◆ **What the task asks**
Only the pictures are omitted; repeat all other data exactly.

◆ **Data shown**
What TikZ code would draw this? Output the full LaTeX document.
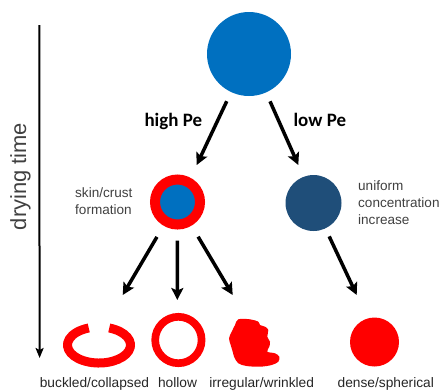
\documentclass[tikz,border=0pt]{standalone}
\usepackage{fontspec}
\setmainfont{Liberation Sans}
\newfontfamily\pefont{Carlito}
\usetikzlibrary{arrows.meta}
\definecolor{topblue}{RGB}{0,112,192}
\definecolor{darkblue}{RGB}{31,78,121}
\definecolor{labelgray}{RGB}{64,64,64}
\definecolor{pered}{RGB}{255,0,0}
\begin{document}
\begin{tikzpicture}[x=1bp,y=-1bp,
  arr/.style={line width=3.5bp, -{Stealth[length=12bp,width=12bp,inset=2.5bp]}},
  lbl/.style={font=\fontsize{13.6}{16.7}\selectfont, text=labelgray, align=left, inner sep=0},
  bot/.style={font=\fontsize{13.8}{16}\selectfont, text=black!85, inner sep=0, anchor=base},
  pe/.style={font=\pefont\bfseries\fontsize{19}{22}\selectfont, inner sep=0, anchor=base},
  disc/.style={circle, inner sep=0}]
\useasboundingbox (0,0) rectangle (439,389);

% time axis
\coordinate (tstart) at (39.3,25);
\coordinate (tend) at (39.6,358);
\draw[line width=2bp, -{Stealth[length=10bp,width=8bp,inset=2bp]}] (tstart) -- (tend);
\node[rotate=90, font=\fontsize{22}{26}\selectfont, text=labelgray, inner sep=0] (dt) at (20.5,176.5) {drying time};

% droplets
\node[disc, fill=topblue, minimum size=84bp] (top) at (249,54) {};
\node[disc, fill=topblue, draw=pered, line width=10bp, minimum size=45bp] (skin) at (177.5,202) {};
\node[disc, fill=darkblue, minimum size=56bp] (dark) at (313.5,203) {};

% labels
\node[pe] (hipe) at (173.3,126.5) {high Pe};
\node[pe] (lope) at (319.8,126.5) {low Pe};
\node[lbl, anchor=west] (skinlbl) at (75,201) {skin/crust\\formation};
\node[lbl, anchor=west] (unilbl) at (358,202.7) {uniform\\concentration\\increase};

% arrow tips
\coordinate (tL) at (196.7,165);
\coordinate (tR) at (298.3,165);
\coordinate (tA) at (122.7,295);
\coordinate (tB) at (177.3,300);
\coordinate (tC) at (232.7,295);
\coordinate (tD) at (356.7,295);

\draw[arr, shorten <=10bp] (top) -- (tL);
\draw[arr, shorten <=9.6bp] (top) -- (tR);
\draw[arr, shorten <=13bp] (skin) -- (tA);
\draw[arr, shorten <=11bp] (skin) -- (tB);
\draw[arr, shorten <=12.8bp] (skin) -- (tC);
\draw[arr, shorten <=8.7bp] (dark) -- (tD);

% final morphologies
\coordinate (bk) at (99,345);
\draw[pered, line width=9bp] (bk) ++(-71:31.5 and 18)
  arc[start angle=-71, end angle=251, x radius=31.5, y radius=18];
\node[disc, draw=pered, line width=7.7bp, minimum size=46.4bp] (hollow) at (178.4,340) {};
\coordinate (irr) at (252,343);
\fill[pered] plot[smooth cycle, tension=0.55] coordinates {
  (238.3,319.3) (250,319.3) (258.3,321.7) (260,325) (265,326.7) (268.3,330)
  (267.3,336.7) (270,341.7) (269.3,346.7) (267.3,351.7) (275,353.3) (279.3,356.7)
  (278.3,361.7) (271.7,365) (260,366.7) (246.7,366) (238.3,363.3) (234,356.7)
  (232.7,351.7) (230.7,345) (229,338.3) (231.7,331.7) (235,325)};
\node[disc, fill=pered, minimum size=49bp] (dense) at (374.5,342) {};

% bottom labels
\node[bot] (l1) at (94.5,387.5) {buckled/collapsed};
\node[bot] (l2) at (177.5,387.5) {hollow};
\node[bot] (l3) at (261.7,387.5) {irregular/wrinkled};
\node[bot] (l4) at (385.8,387.5) {dense/spherical};
\end{tikzpicture}
\end{document}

◆ **Response to this task**
What TikZ code would draw this? Output the full LaTeX document.
\documentclass[tikz,border=0pt]{standalone}
\usepackage{fontspec}
\setmainfont{Liberation Sans}
\newfontfamily\pefont{Carlito}
\usetikzlibrary{arrows.meta}
\definecolor{topblue}{RGB}{0,112,192}
\definecolor{darkblue}{RGB}{31,78,121}
\definecolor{labelgray}{RGB}{64,64,64}
\definecolor{pered}{RGB}{255,0,0}
\begin{document}
\begin{tikzpicture}[x=1bp,y=-1bp,
  arr/.style={line width=3.5bp, -{Stealth[length=12bp,width=12bp,inset=2.5bp]}},
  lbl/.style={font=\fontsize{13.6}{16.7}\selectfont, text=labelgray, align=left, inner sep=0},
  bot/.style={font=\fontsize{13.8}{16}\selectfont, text=black!85, inner sep=0, anchor=base},
  pe/.style={font=\pefont\bfseries\fontsize{19}{22}\selectfont, inner sep=0, anchor=base},
  disc/.style={circle, inner sep=0}]
\useasboundingbox (0,0) rectangle (439,389);

% time axis
\coordinate (tstart) at (39.3,25);
\coordinate (tend) at (39.6,358);
\draw[line width=2bp, -{Stealth[length=10bp,width=8bp,inset=2bp]}] (tstart) -- (tend);
\node[rotate=90, font=\fontsize{22}{26}\selectfont, text=labelgray, inner sep=0] (dt) at (20.5,176.5) {drying time};

% droplets
\node[disc, fill=topblue, minimum size=84bp] (top) at (249,54) {};
\node[disc, fill=topblue, draw=pered, line width=10bp, minimum size=45bp] (skin) at (177.5,202) {};
\node[disc, fill=darkblue, minimum size=56bp] (dark) at (313.5,203) {};

% labels
\node[pe] (hipe) at (173.3,126.5) {high Pe};
\node[pe] (lope) at (319.8,126.5) {low Pe};
\node[lbl, anchor=west] (skinlbl) at (75,201) {skin/crust\\formation};
\node[lbl, anchor=west] (unilbl) at (358,202.7) {uniform\\concentration\\increase};

% arrow tips
\coordinate (tL) at (196.7,165);
\coordinate (tR) at (298.3,165);
\coordinate (tA) at (122.7,295);
\coordinate (tB) at (177.3,300);
\coordinate (tC) at (232.7,295);
\coordinate (tD) at (356.7,295);

\draw[arr, shorten <=10bp] (top) -- (tL);
\draw[arr, shorten <=9.6bp] (top) -- (tR);
\draw[arr, shorten <=13bp] (skin) -- (tA);
\draw[arr, shorten <=11bp] (skin) -- (tB);
\draw[arr, shorten <=12.8bp] (skin) -- (tC);
\draw[arr, shorten <=8.7bp] (dark) -- (tD);

% final morphologies
\coordinate (bk) at (99,345);
\draw[pered, line width=9bp] (bk) ++(-71:31.5 and 18)
  arc[start angle=-71, end angle=251, x radius=31.5, y radius=18];
\node[disc, draw=pered, line width=7.7bp, minimum size=46.4bp] (hollow) at (178.4,340) {};
\coordinate (irr) at (252,343);
\fill[pered] plot[smooth cycle, tension=0.55] coordinates {
  (238.3,319.3) (250,319.3) (258.3,321.7) (260,325) (265,326.7) (268.3,330)
  (267.3,336.7) (270,341.7) (269.3,346.7) (267.3,351.7) (275,353.3) (279.3,356.7)
  (278.3,361.7) (271.7,365) (260,366.7) (246.7,366) (238.3,363.3) (234,356.7)
  (232.7,351.7) (230.7,345) (229,338.3) (231.7,331.7) (235,325)};
\node[disc, fill=pered, minimum size=49bp] (dense) at (374.5,342) {};

% bottom labels
\node[bot] (l1) at (94.5,387.5) {buckled/collapsed};
\node[bot] (l2) at (177.5,387.5) {hollow};
\node[bot] (l3) at (261.7,387.5) {irregular/wrinkled};
\node[bot] (l4) at (385.8,387.5) {dense/spherical};
\end{tikzpicture}
\end{document}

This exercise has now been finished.